La suite ? Elle sera sur vos écrans dans quelque temps.


 

Je dirai juste qu’on a vécu un moment irréel en plein milieu du Père-Lachaise, que ça devrait donner une jolie session, que c’était un bonheur de croiser Jesse dans des circonstances moins speed que d’habitude, de discuter avec elle et de la photographier à la lumière du jour. Elle est souvent très mal éclairée en concert, ce qui est dommage dans la mesure où elle est particulièrement photogénique. C’est cool, d’avoir un webzine musical comme jouet. C’est chouette de pouvoir balader une chanteuse qu’on aime bien dans les allées du Père-Lachaise et de l’écouter chanter pour trois pékins au milieu des tombes.

 

Tournons la page musicale pour parler écriture, salons et parutions. Prochain déplacement ce week-end, pour ma dernière grande expédition Bragelonne avant un moment : je serai au Mans pour la 25ème Heure du Livre, avec aussi Laurent Genefort, Ange et Adriana Lorusso.

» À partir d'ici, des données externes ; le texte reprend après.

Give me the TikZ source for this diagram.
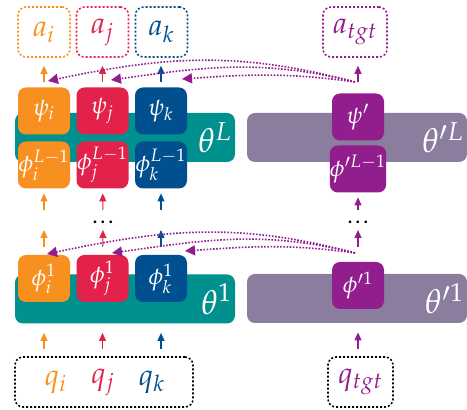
\documentclass[tikz,border=0pt]{standalone}
\usepackage{mathpazo}
\usetikzlibrary{arrows.meta,calc}

\definecolor{cori}{RGB}{247,144,30}
\definecolor{corj}{RGB}{226,34,75}
\definecolor{cork}{RGB}{0,80,143}
\definecolor{tealb}{RGB}{0,145,142}
\definecolor{grayb}{RGB}{138,125,157}
\definecolor{pur}{RGB}{146,29,141}

\begin{document}
\begin{tikzpicture}[x=0.5pt, y=-0.5pt,
    cell/.style={rounded corners=4pt, minimum width=26pt, minimum height=23.5pt, inner sep=0pt, text=white, font=\fontsize{12}{14}\selectfont},
    band/.style={rounded corners=4pt, minimum height=24.5pt, text width=107pt, inner xsep=1.5pt, align=right, text=white, font=\fontsize{17}{19}\selectfont},
    outbox/.style={draw, rounded corners=4pt, line width=0.8pt, dash pattern=on 1pt off 1pt, minimum height=25pt, inner sep=0pt, font=\fontsize{15}{17}\selectfont},
    qtxt/.style={inner sep=0pt, font=\fontsize{15}{17}\selectfont},
    upar/.style={-{Triangle[length=4pt,width=3.5pt]}, line width=0.55pt},
    skip/.style={-{Triangle[length=5pt,width=5pt]}, line width=0.8pt, dash pattern=on 0.8pt off 0.8pt, draw=pur},
    dots/.style={inner sep=0pt, font=\fontsize{9}{10}\selectfont\boldmath}
]
\useasboundingbox (0,0) rectangle (467,410);

\node[band, fill=tealb] (thL) at (125,137.5) {$\theta^L$};
\node[band, fill=tealb] (th1) at (125,299) {$\theta^1$};
\node[band, fill=grayb] (tpL) at (357,137.5) {$\theta'^L$};
\node[band, fill=grayb] (tp1) at (357,298.5) {$\theta'^1$};

\node[cell, fill=cori] (psii) at (44,111) {$\psi_i$};
\node[cell, fill=corj] (psij) at (102.5,111) {$\psi_j$};
\node[cell, fill=cork] (psik) at (161,111) {$\psi_k$};
\node[cell, fill=cori] (phiLi) at (44,165) {$\phi_i^{L-1}$};
\node[cell, fill=corj] (phiLj) at (102.5,165) {$\phi_j^{L-1}$};
\node[cell, fill=cork] (phiLk) at (161,165) {$\phi_k^{L-1}$};
\node[cell, fill=pur] (psip) at (358,117) {$\psi'$};
\node[cell, fill=pur] (phipL) at (358,169) {$\phi'^{L-1}$};

\node[cell, fill=cori] (phi1i) at (44,278.5) {$\phi_i^1$};
\node[cell, fill=corj] (phi1j) at (102.5,278.5) {$\phi_j^1$};
\node[cell, fill=cork] (phi1k) at (161,278.5) {$\phi_k^1$};
\node[cell, fill=pur] (phip1) at (358,285.5) {$\phi'^1$};

\node[outbox, draw=cori, text=cori, minimum width=26pt] (ai) at (44,32) {$a_i$};
\node[outbox, draw=corj, text=corj, minimum width=26pt] (aj) at (102.5,32) {$a_j$};
\node[outbox, draw=cork, text=cork, minimum width=26pt] (ak) at (161.5,32) {$a_k$};
\node[outbox, draw=pur, text=pur, minimum width=32pt] (atgt) at (355,32) {$a_{tgt}$};

\node[outbox, draw=black, minimum width=89pt] (qbox) at (104,382) {};
\node[qtxt, text=cori] (qi) at (56,382) {$q_i$};
\node[qtxt, text=corj] (qj) at (103,382) {$q_j$};
\node[qtxt, text=cork] (qk) at (152,382) {$q_k$};
\node[outbox, draw=black, text=pur, minimum width=32.5pt] (qtgt) at (360.5,382) {$q_{tgt}$};

\coordinate (di) at (44,222);
\node[dots] (dj) at (103,222) {$\ldots$};
\coordinate (dk) at (161,222);
\node[dots] (dp) at (358,222) {$\ldots$};

\draw[upar, cori, shorten <=2.5pt, shorten >=4pt] (psii) -- (ai);
\draw[upar, corj, shorten <=2.5pt, shorten >=4pt] (psij) -- (aj);
\draw[upar, cork, shorten <=2.5pt, shorten >=4pt] (psik) -- (psik |- ak.south);
\draw[upar, pur, shorten <=5.75pt, shorten >=4pt] (psip) -- (psip |- atgt.south);

\draw[upar, cori, shorten <=6pt, shorten >=2.25pt] (di) -- (phiLi);
\draw[upar, corj, shorten <=6pt, shorten >=2.25pt] (dj.center) -- (phiLj);
\draw[upar, cork, shorten <=6pt, shorten >=2.25pt] (dk) -- (phiLk);
\draw[upar, pur, shorten <=6pt, shorten >=2.25pt] (dp.center) -- (phipL);

\draw[upar, cori, shorten <=4pt, shorten >=4pt] (phi1i) -- (di);
\draw[upar, corj, shorten <=4pt, shorten >=4pt] (phi1j) -- (dj.center);
\draw[upar, cork, shorten <=4pt, shorten >=4pt] (phi1k) -- (dk);
\draw[upar, pur, shorten <=7.5pt, shorten >=4pt] (phip1) -- (dp.center);

\draw[upar, cori, shorten <=3.5pt, shorten >=4.5pt] (qbox.north -| phi1i) -- (th1.south -| phi1i);
\draw[upar, corj, shorten <=3.5pt, shorten >=4.5pt] (qbox.north -| phi1j) -- (th1.south -| phi1j);
\draw[upar, cork, shorten <=3.5pt, shorten >=4.5pt] (qbox.north -| phi1k) -- (th1.south -| phi1k);
\draw[upar, pur, shorten <=3.5pt, shorten >=4.5pt] (qtgt.north -| phip1) -- (tp1.south -| phip1);

\coordinate (srcL) at (355,82);
\coordinate (hi) at (48,81);
\coordinate (hj) at (111,80);
\coordinate (hk) at (182,79);
\draw[skip] (srcL) to[out=165,in=12] (hi);
\draw[skip] (srcL) to[out=166,in=8] (hj);
\draw[skip] (srcL) to[out=172,in=4] (hk);

\coordinate (src1) at (355,253);
\coordinate (gi) at (47,254);
\coordinate (gj) at (112,253);
\coordinate (gk) at (185,251);
\draw[skip] (src1) to[out=165,in=12] (gi);
\draw[skip] (src1) to[out=166,in=8] (gj);
\draw[skip] (src1) to[out=172,in=4] (gk);
\end{tikzpicture}
\end{document}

Pendant ce temps, à Paris, se tiendra le Salon de la revue, où sera présenté le premier numéro d’une revue baptisée Et donc, à la fin consacrée au fantastique et au sommaire de laquelle figure une de mes nouvelles, « Le jardin des silences ». Je sais que la revue sera disponible par correspondance sur un site encore en cours de construction et qu’il est possible également de la commander aux coordonnées données sur cette page. J’en reparlerai quand j’aurai plus de détails.

 

Ça me laisse deux jours pour redescendre sur terre. Certaines semaines où j’enchaîne les concerts, je me fais l’effet d’un ballon à l’hélium collé au plafond. Je crains que ça ne fasse que commencer.